The present disclosure relates to a thin film transistor. In particular, the thin film transistor comprises a substrate and an oriented zinc oxide semiconductor layer.
Zinc oxide (ZnO) is known as a channel semiconductor in thin film transistors (“TFTs”). It is readily available and can be processed at ambient temperatures. It also has very high electron mobility (bulk mobility as high as 155 cm2/V·sec and field effect mobility of 70 cm2/V·sec), is environmentally stable, has a large band gap, is non-toxic, and inexpensive.

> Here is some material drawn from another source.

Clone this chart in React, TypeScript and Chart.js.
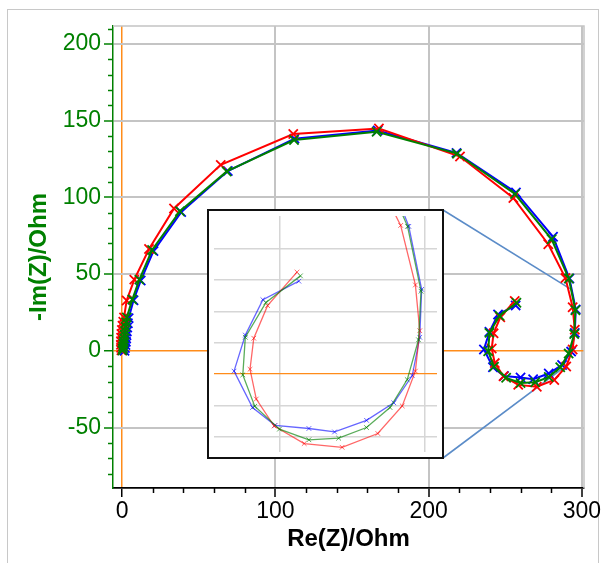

However, the method by which the semiconductor is fabricated will affect the mobility of the ZnO semiconductor layer. A ZnO semiconductor having high mobility (5-20 cm2/V·sec) is generally made only through radio-frequency magnetron sputtering. Such equipment is expensive and leads to high production costs. In another approach, ZnO precursors were used, then processed to form a ZnO semiconductor layer. However, this approach requires an annealing step at a temperature of 400-550° C. Such temperatures are not suitable for substrates which deform at lower temperatures, like polymeric substrates, such as for example polyester, polycarbonate, polyimide films or sheets. ZnO semiconductors have also been made at low (ambient) temperatures using ZnO nanoparticles or nanorods in solution. However, such semiconductors have low mobility (˜0.6 cm2/V·sec).
Zinc oxide thin film crystal usually has a Wurtzite structure (hexagonal symmetry) with lattice parameters a=3.2960 and c=5.2065 Å. The orientation of the zinc oxide can be analyzed using for example x-ray diffraction (XRD) technique. For randomly oriented zinc oxide crystals three peaks can be observed with d-spacing distance of d=2.81, 2.60, 2.48 Å for (100), (002), and (101) plane, respectively, by using Cu Kα radiation (λ 1.5418 Å). The intensity ratios of these peaks in a randomly oriented zinc oxide powder sample are respectively about I(100)/I(002)/I(101)=57/44/100 (intensities are obtained from ICDD/JCPDS card No. 36-1451 provided by The International Centre for Diffraction Data®). For randomly oriented zinc oxide crystals, the percentage of the intensity of the (002) peak relative to the sum of intensities of (100), (002), and (101) peak, I(100)+I(002)+I(101), I(002)/[I(100)+I(002)+I(101)]×100%, is about 22%±2%.
The following documents provide additional background information:    E. Fortunato et al., “Fully Transparent ZnO Thin-Film Transistor Produced at Room Temperature,” Adv. Mater., Vol. 17, No. 5, pp. 590-594 (Mar. 8, 2005).    T. E. Park et al., “Structural and Optical Properties of ZnO Thin Films Grown by RF Magnetron Sputtering on Si Substrates,” J. Korean Phys. Soc., Vol. 45, pp. S697-S700 (December 2004).    B. J. Norris et al., “Spin coated zinc oxide transparent transistors,” J. Phys. D: Appl. Phys., Vol. 36, pp. L105-L107 (2003).    B. Sun et al., “Solution-Processed Zinc Oxide Field-Effect Transistors Based on Self-Assembly of Colloidal Nanorods,” Nano Lett., Vol. 5, No. 12, pp. 2408-2413 (2005).    Y. Takahashi et al, “Photoconductivity of Ultrathin Zinc Oxide Films,” Jpn. J. Appl. Phys., Vol. 33, pp. 6611-6615 (1994).    D. Bao et al., “Sol-gel derived c-axis oriented ZnO thin films,” Thin Solid Films, Vol. 312, pp. 37-39 (1998).    M. Ohyama et al., “Preparation of ZnO Films with Preferential Orientation by Sol-Gel Method,” J. Cer. Soc. Jpn., Vol. 104, pp. 296-300 (1996).    S. Fujihara et al., “Crystallization behavior and origin of c-axis orientation in sol-gel-derived ZnO:Li thin films on glass substrates,” Appl. Sur. Sci., Vol. 180, pp. 341-350 (20011)    K. Nishio et al., “Preparation of highly oriented thin film exhibiting transparent conduction by the sol-gel process,” J. Mater. Sci., Vol. 31, pp. 3651-3656 (1996).
TFTs are generally composed of, on a substrate, an electrically conductive gate, source and drain electrodes, an electrically insulating gate dielectric layer which separated the gate electrode from the source and drain electrodes, and a semiconducting layer which is in contact with the gate dielectric layer and bridges the source and drain electrodes.